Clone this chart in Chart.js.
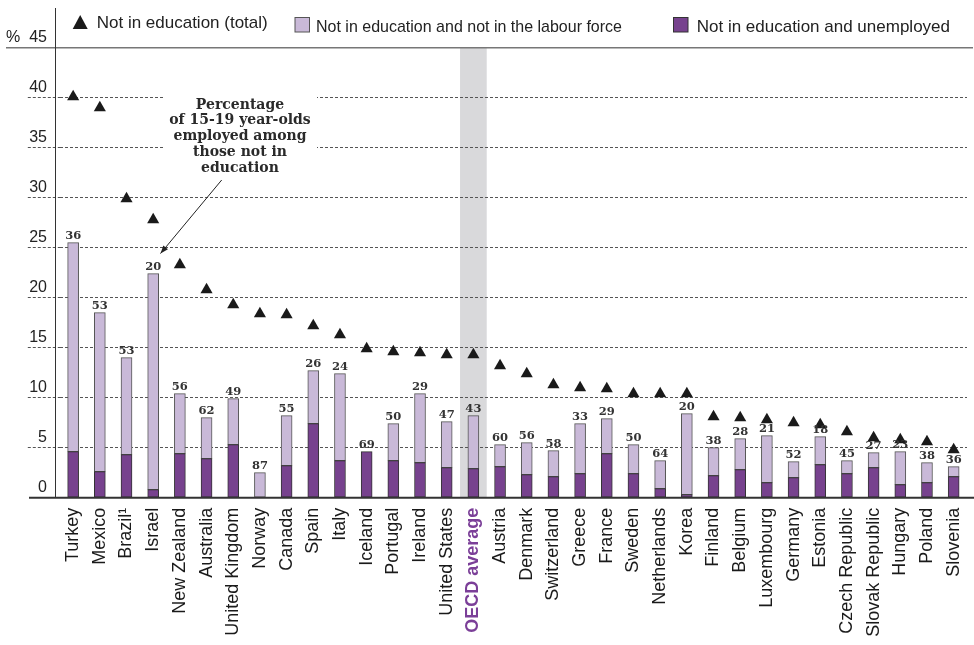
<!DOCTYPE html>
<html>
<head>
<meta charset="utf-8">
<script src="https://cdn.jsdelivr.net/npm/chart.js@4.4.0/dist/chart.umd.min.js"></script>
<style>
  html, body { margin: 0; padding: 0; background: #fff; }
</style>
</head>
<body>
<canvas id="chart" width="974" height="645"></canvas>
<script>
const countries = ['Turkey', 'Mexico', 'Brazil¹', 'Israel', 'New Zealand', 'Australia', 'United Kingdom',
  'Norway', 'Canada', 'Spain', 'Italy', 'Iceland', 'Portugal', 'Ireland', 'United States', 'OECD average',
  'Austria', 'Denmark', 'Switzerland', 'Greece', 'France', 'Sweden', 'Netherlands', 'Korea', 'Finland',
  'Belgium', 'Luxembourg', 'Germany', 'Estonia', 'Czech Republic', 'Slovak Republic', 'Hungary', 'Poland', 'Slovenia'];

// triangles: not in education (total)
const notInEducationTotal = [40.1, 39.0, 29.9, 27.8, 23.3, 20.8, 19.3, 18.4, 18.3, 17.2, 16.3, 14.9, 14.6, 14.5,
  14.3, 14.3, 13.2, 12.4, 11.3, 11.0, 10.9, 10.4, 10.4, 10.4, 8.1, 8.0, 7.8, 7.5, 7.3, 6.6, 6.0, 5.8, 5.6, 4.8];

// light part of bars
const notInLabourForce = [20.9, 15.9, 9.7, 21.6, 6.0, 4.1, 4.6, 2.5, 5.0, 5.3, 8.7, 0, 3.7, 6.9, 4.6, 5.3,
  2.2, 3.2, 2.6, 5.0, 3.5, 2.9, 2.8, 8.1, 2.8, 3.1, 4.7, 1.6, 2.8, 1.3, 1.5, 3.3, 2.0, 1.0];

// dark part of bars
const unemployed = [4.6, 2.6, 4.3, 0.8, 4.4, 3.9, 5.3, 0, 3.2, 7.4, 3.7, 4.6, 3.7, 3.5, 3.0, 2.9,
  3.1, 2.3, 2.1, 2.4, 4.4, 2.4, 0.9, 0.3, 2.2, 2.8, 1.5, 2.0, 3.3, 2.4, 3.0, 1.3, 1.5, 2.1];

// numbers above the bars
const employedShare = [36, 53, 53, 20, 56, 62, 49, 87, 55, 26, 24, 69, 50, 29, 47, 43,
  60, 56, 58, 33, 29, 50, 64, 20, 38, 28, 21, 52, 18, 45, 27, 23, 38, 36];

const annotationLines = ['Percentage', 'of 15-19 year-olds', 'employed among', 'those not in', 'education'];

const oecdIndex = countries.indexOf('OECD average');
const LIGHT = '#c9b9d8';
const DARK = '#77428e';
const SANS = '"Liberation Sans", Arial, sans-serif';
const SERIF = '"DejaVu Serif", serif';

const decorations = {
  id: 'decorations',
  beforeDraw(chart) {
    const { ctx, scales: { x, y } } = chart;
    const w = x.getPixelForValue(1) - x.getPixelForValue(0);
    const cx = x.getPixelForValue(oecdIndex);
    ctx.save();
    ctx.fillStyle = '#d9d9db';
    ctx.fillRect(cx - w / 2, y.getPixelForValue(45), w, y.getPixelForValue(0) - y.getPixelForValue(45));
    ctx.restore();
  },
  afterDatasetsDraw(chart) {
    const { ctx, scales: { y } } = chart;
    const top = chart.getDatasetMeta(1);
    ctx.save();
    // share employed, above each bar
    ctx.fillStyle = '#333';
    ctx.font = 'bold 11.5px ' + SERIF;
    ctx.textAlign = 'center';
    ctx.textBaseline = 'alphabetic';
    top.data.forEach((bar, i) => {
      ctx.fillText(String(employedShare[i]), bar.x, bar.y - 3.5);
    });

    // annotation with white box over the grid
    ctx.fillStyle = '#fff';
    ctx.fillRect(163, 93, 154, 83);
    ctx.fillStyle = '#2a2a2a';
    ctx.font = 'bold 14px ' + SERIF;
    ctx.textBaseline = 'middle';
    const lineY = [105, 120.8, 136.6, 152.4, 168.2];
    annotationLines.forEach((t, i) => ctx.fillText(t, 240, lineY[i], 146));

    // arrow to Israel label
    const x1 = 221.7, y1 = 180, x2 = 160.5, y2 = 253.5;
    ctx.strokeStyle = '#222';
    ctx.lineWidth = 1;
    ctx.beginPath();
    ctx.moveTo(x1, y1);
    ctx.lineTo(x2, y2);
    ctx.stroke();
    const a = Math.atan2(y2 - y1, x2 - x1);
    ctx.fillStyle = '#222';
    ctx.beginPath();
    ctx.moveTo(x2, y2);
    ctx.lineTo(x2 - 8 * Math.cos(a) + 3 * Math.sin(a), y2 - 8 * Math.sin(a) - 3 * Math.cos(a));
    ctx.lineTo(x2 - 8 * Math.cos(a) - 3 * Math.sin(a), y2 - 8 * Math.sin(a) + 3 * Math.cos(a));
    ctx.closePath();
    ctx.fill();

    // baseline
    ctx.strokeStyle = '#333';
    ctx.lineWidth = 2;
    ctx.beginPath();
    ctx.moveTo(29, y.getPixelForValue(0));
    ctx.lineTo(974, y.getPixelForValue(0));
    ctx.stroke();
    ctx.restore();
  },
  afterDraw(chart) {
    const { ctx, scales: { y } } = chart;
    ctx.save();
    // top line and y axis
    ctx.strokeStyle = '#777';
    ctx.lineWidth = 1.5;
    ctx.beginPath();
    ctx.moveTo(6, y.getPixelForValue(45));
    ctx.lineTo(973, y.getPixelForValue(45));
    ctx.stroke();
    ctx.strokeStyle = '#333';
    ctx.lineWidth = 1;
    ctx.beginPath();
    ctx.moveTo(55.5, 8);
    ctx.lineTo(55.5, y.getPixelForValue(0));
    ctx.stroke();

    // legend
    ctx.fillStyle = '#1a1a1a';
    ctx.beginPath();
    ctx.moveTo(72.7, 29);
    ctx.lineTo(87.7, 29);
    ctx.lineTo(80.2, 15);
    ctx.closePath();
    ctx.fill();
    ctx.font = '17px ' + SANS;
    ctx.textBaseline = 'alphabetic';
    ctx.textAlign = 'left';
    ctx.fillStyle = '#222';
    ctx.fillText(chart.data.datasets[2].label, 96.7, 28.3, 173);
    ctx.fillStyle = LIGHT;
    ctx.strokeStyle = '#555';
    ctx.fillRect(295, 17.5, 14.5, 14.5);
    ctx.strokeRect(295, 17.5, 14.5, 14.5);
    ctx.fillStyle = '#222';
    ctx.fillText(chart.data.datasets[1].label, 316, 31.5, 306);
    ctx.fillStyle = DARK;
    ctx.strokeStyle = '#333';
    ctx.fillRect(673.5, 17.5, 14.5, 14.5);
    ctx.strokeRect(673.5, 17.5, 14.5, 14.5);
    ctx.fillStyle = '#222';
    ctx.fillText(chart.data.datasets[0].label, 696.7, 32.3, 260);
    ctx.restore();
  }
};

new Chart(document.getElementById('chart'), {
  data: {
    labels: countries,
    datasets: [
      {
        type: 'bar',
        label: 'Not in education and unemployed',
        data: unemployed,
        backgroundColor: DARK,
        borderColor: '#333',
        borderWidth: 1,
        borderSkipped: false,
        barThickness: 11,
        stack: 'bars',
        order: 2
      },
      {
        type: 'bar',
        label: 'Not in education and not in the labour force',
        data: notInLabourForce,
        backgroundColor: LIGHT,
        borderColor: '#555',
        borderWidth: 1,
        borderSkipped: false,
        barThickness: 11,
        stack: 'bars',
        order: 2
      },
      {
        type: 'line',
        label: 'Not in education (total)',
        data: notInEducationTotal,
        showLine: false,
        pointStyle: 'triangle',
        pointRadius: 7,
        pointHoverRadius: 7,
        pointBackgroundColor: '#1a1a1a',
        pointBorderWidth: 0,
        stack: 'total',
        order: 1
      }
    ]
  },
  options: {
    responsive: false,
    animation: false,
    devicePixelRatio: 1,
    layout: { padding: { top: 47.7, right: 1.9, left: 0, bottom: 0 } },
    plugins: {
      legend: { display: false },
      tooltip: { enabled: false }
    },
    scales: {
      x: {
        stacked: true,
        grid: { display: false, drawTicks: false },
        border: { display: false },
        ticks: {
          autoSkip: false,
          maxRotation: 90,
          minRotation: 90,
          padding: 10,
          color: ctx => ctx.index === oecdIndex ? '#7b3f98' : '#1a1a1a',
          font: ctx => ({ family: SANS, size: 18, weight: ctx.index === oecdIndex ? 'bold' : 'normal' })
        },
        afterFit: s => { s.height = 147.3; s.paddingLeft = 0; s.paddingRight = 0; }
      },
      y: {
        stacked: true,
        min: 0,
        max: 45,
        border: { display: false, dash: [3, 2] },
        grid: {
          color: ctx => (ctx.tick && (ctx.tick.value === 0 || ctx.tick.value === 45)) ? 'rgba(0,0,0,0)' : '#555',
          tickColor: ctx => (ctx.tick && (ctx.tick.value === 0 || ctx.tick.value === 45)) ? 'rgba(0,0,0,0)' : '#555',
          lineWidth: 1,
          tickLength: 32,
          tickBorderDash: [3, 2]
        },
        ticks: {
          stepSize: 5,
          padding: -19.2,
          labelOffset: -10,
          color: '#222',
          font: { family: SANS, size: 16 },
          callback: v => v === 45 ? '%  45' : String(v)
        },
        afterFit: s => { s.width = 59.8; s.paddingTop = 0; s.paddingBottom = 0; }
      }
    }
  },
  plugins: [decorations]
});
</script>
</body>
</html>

++++++++

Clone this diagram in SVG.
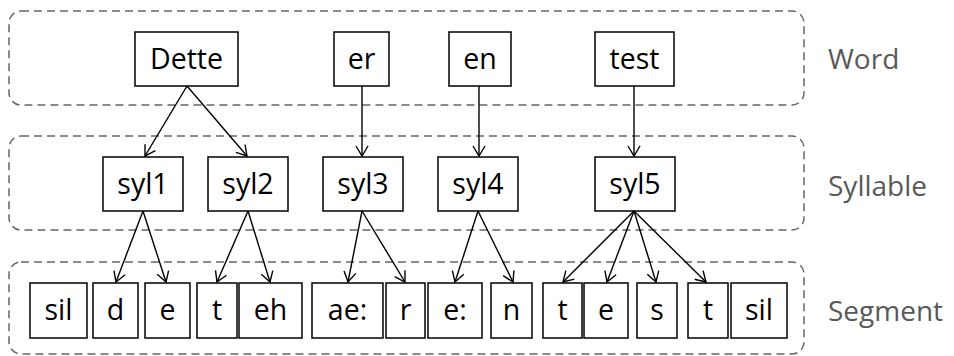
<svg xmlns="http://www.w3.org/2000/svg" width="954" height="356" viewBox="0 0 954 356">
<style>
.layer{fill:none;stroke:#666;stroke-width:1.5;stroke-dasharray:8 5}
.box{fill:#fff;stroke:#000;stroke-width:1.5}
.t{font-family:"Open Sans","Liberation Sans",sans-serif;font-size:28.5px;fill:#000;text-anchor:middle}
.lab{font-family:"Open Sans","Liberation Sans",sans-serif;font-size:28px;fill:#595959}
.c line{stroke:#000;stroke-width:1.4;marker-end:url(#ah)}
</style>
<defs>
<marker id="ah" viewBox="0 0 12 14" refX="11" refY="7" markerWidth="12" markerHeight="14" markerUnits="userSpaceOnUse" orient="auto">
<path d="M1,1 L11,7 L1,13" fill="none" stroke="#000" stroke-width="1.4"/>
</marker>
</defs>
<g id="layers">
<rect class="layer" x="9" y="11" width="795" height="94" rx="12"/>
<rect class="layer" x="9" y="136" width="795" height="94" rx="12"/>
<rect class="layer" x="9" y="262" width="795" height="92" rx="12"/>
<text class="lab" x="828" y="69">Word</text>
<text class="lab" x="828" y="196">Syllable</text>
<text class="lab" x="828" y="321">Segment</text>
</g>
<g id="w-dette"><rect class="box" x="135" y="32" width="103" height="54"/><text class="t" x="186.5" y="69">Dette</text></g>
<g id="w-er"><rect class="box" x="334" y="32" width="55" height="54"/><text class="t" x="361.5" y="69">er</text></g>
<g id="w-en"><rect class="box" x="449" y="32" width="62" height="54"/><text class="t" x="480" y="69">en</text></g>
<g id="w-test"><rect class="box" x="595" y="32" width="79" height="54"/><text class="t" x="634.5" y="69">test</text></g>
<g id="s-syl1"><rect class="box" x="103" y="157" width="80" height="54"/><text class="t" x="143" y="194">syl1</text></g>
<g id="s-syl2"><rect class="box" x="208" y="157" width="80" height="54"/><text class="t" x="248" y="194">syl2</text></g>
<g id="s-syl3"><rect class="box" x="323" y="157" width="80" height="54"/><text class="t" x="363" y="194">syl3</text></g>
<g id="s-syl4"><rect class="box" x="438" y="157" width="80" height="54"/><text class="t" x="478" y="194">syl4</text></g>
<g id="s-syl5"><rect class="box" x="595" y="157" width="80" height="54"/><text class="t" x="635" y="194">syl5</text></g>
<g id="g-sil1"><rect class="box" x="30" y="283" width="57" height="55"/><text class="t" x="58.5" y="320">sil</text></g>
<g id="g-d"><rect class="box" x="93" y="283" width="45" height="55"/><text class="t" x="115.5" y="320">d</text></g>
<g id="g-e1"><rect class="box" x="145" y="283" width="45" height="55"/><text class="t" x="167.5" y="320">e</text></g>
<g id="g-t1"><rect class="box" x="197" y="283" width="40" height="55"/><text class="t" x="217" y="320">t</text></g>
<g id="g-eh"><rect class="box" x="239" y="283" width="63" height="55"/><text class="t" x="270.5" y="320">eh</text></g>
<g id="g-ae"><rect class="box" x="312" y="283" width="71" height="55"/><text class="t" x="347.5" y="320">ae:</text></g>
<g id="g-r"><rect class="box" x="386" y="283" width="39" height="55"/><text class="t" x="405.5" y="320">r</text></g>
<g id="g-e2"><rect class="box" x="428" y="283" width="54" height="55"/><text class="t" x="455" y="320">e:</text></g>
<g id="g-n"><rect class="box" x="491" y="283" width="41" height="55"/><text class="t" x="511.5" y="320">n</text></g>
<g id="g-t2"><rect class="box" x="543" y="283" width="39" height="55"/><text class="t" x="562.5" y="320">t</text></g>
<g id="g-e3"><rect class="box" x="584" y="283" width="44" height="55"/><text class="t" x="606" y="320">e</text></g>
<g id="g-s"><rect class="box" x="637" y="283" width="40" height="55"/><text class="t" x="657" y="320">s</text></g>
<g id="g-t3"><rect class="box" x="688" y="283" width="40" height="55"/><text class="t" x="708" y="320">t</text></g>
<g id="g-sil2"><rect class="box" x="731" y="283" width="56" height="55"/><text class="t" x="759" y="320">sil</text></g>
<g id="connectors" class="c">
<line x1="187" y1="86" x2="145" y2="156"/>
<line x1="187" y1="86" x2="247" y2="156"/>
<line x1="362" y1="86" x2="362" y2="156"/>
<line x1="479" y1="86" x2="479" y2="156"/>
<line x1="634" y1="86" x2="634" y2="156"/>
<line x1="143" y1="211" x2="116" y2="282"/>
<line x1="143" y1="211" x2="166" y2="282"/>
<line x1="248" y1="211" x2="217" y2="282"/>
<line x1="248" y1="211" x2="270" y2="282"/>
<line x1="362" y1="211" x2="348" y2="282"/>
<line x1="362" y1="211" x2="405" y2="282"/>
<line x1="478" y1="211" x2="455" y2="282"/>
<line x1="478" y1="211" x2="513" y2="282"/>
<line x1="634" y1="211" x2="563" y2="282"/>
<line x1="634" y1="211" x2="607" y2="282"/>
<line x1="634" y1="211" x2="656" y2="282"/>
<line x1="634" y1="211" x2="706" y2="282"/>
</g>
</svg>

++++++++

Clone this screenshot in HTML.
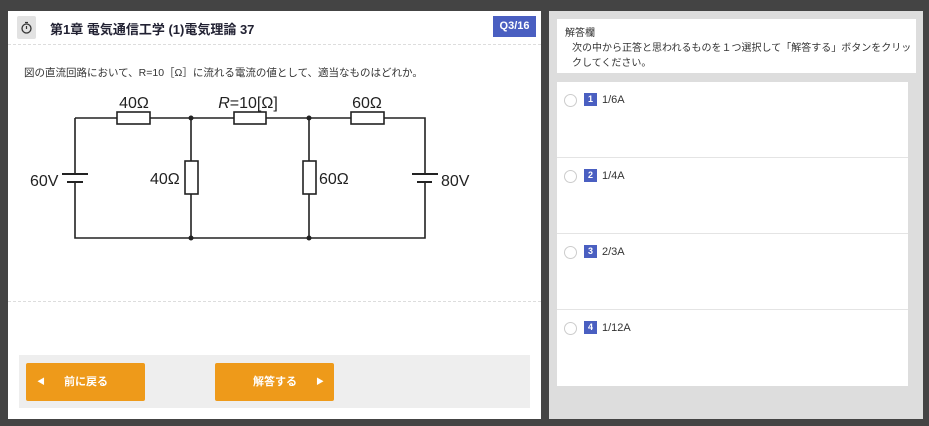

++++++++

### Required work
Write out, exactly and with nothing added, everything from the line with "Clone this chart in Chart.js." down to the line with "Republic', 'Hungary', 'Poland', 'Slovenia'];", both included. Drop any pictures.

### Final result
Clone this chart in Chart.js.
<!DOCTYPE html>
<html>
<head>
<meta charset="utf-8">
<script src="https://cdn.jsdelivr.net/npm/chart.js@4.4.0/dist/chart.umd.min.js"></script>
<style>
  html, body { margin: 0; padding: 0; background: #fff; }
</style>
</head>
<body>
<canvas id="chart" width="974" height="645"></canvas>
<script>
const countries = ['Turkey', 'Mexico', 'Brazil¹', 'Israel', 'New Zealand', 'Australia', 'United Kingdom',
  'Norway', 'Canada', 'Spain', 'Italy', 'Iceland', 'Portugal', 'Ireland', 'United States', 'OECD average',
  'Austria', 'Denmark', 'Switzerland', 'Greece', 'France', 'Sweden', 'Netherlands', 'Korea', 'Finland',
  'Belgium', 'Luxembourg', 'Germany', 'Estonia', 'Czech Republic', 'Slovak Republic', 'Hungary', 'Poland', 'Slovenia'];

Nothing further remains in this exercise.